━━━━━ MATERIAL ━━━━━

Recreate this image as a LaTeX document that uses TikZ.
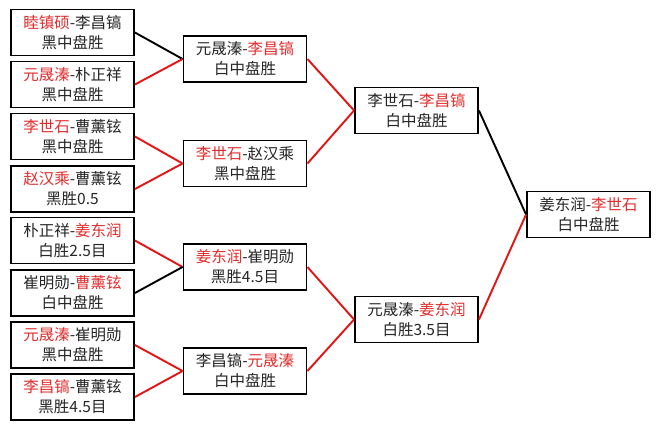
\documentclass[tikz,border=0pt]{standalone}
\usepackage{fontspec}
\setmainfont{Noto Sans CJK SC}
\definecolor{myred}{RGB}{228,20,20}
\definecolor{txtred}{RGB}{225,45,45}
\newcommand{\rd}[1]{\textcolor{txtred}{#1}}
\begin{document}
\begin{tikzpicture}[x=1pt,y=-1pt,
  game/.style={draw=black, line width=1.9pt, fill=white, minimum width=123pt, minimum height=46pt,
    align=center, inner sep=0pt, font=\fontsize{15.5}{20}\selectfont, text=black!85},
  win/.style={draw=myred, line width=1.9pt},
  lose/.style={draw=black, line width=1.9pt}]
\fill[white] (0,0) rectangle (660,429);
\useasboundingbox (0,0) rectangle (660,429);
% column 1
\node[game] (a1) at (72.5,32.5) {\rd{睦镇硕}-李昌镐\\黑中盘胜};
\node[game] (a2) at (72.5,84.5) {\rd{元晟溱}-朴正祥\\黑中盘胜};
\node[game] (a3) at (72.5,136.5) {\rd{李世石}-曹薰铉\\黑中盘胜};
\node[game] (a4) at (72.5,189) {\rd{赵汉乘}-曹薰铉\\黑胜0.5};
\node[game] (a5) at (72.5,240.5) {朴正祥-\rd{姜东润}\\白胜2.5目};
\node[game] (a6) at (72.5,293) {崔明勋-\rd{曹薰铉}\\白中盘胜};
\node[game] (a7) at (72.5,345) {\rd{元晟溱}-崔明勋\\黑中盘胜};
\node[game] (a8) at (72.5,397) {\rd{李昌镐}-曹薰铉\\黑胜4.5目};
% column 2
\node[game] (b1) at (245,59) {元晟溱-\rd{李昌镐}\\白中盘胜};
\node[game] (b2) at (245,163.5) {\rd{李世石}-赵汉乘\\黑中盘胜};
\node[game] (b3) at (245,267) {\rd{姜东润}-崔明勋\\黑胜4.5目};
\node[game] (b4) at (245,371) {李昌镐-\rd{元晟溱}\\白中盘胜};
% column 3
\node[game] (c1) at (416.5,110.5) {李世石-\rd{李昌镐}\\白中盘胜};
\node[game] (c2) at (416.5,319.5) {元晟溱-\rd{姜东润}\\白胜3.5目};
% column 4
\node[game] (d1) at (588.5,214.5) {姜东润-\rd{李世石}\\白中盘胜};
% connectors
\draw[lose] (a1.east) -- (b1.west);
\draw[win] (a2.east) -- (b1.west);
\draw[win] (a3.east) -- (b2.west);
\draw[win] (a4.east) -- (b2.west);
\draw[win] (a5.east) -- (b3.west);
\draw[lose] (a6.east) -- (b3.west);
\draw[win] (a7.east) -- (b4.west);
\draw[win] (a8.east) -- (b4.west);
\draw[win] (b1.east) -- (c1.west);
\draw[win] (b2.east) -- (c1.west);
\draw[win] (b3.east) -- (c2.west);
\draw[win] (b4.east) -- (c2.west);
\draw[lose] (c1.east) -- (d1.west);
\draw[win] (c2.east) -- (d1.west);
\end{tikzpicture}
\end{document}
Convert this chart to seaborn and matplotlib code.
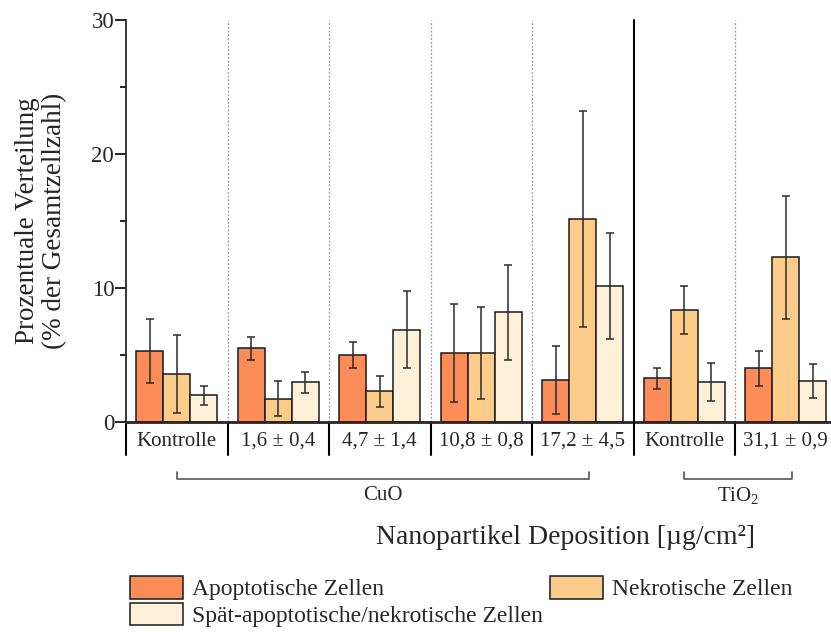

━━━━━

:: AIM OF THE EXERCISE ::
Without including any pictures, print each record exactly.

:: RESPONSE FOR THIS EXERCISE ::
Recreate this image as a LaTeX document that uses TikZ.
\documentclass[tikz,border=0pt]{standalone}
\usepackage{fontspec}
\setmainfont{Noto Sans CJK SC}
\definecolor{myred}{RGB}{228,20,20}
\definecolor{txtred}{RGB}{225,45,45}
\newcommand{\rd}[1]{\textcolor{txtred}{#1}}
\begin{document}
\begin{tikzpicture}[x=1pt,y=-1pt,
  game/.style={draw=black, line width=1.9pt, fill=white, minimum width=123pt, minimum height=46pt,
    align=center, inner sep=0pt, font=\fontsize{15.5}{20}\selectfont, text=black!85},
  win/.style={draw=myred, line width=1.9pt},
  lose/.style={draw=black, line width=1.9pt}]
\fill[white] (0,0) rectangle (660,429);
\useasboundingbox (0,0) rectangle (660,429);
% column 1
\node[game] (a1) at (72.5,32.5) {\rd{睦镇硕}-李昌镐\\黑中盘胜};
\node[game] (a2) at (72.5,84.5) {\rd{元晟溱}-朴正祥\\黑中盘胜};
\node[game] (a3) at (72.5,136.5) {\rd{李世石}-曹薰铉\\黑中盘胜};
\node[game] (a4) at (72.5,189) {\rd{赵汉乘}-曹薰铉\\黑胜0.5};
\node[game] (a5) at (72.5,240.5) {朴正祥-\rd{姜东润}\\白胜2.5目};
\node[game] (a6) at (72.5,293) {崔明勋-\rd{曹薰铉}\\白中盘胜};
\node[game] (a7) at (72.5,345) {\rd{元晟溱}-崔明勋\\黑中盘胜};
\node[game] (a8) at (72.5,397) {\rd{李昌镐}-曹薰铉\\黑胜4.5目};
% column 2
\node[game] (b1) at (245,59) {元晟溱-\rd{李昌镐}\\白中盘胜};
\node[game] (b2) at (245,163.5) {\rd{李世石}-赵汉乘\\黑中盘胜};
\node[game] (b3) at (245,267) {\rd{姜东润}-崔明勋\\黑胜4.5目};
\node[game] (b4) at (245,371) {李昌镐-\rd{元晟溱}\\白中盘胜};
% column 3
\node[game] (c1) at (416.5,110.5) {李世石-\rd{李昌镐}\\白中盘胜};
\node[game] (c2) at (416.5,319.5) {元晟溱-\rd{姜东润}\\白胜3.5目};
% column 4
\node[game] (d1) at (588.5,214.5) {姜东润-\rd{李世石}\\白中盘胜};
% connectors
\draw[lose] (a1.east) -- (b1.west);
\draw[win] (a2.east) -- (b1.west);
\draw[win] (a3.east) -- (b2.west);
\draw[win] (a4.east) -- (b2.west);
\draw[win] (a5.east) -- (b3.west);
\draw[lose] (a6.east) -- (b3.west);
\draw[win] (a7.east) -- (b4.west);
\draw[win] (a8.east) -- (b4.west);
\draw[win] (b1.east) -- (c1.west);
\draw[win] (b2.east) -- (c1.west);
\draw[win] (b3.east) -- (c2.west);
\draw[win] (b4.east) -- (c2.west);
\draw[lose] (c1.east) -- (d1.west);
\draw[win] (c2.east) -- (d1.west);
\end{tikzpicture}
\end{document}
Convert this chart to seaborn and matplotlib code.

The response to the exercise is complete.